The strong core of the variational–spectral program: from coercivity in mobile geometry to the universal second-order classification

This upload gathers the strongest core of the variational–spectral program developed around quadratic residual energies, spectral coercivity, and the structural boundary between fixed and mobile functional geometries. At its center lies a unified mathematical framework for variational functionals of the form F (u) = ||R (u) ||², where the local second-order theory is governed by the closed quadratic form q (h) = ||Lh||² and by the associated self-adjoint operator A = L*L, with L = DR (u*) the linearization at a zero of the residual. The collection develops three tightly connected directions. First, it establishes universal second-order classification results showing that coercivity, stability, and local quadratic structure are canonically encoded by the operator A = L*L. Second, it analyzes the sharp boundary of this universality, proving that the classification generically breaks at third order because higher-order jets depend on nonlinear data that are not determined by A. Third, it studies coercivity for energies measured in solution-dependent metrics, identifying the precise obstruction created by mobile geometry and decomposing bilateral coercivity into three independent mechanisms: linear spectral coercivity, uniform weight non-degeneracy, quantitative nonlinear subordination.
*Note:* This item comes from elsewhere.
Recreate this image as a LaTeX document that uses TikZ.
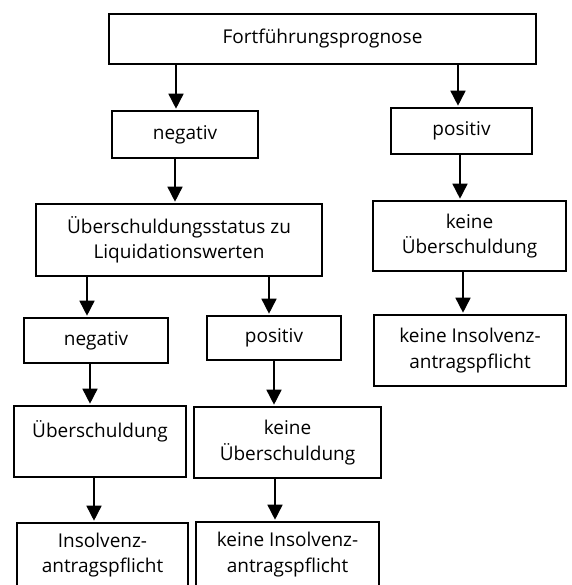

These abstract results are instantiated in conformal curvature problems on compact hyperbolic surfaces, where the canonical operator is the Jacobi-type operator J = -Δg0 + 2κ0, and where perturbative and extended bilateral coercivity estimates are proved for curvature residual energies. The program clarifies how spectral gaps govern local rigidity, how canonical operators emerge from geometric residuals, and why global coercivity may fail when the energy geometry itself moves with the solution. Overall, this deposit represents the most robust mathematical nucleus of the project: a coherent framework connecting quadratic residual functionals, spectral classification, bilateral coercivity, and the mobile-geometry obstruction in geometric analysis and mathematical physics.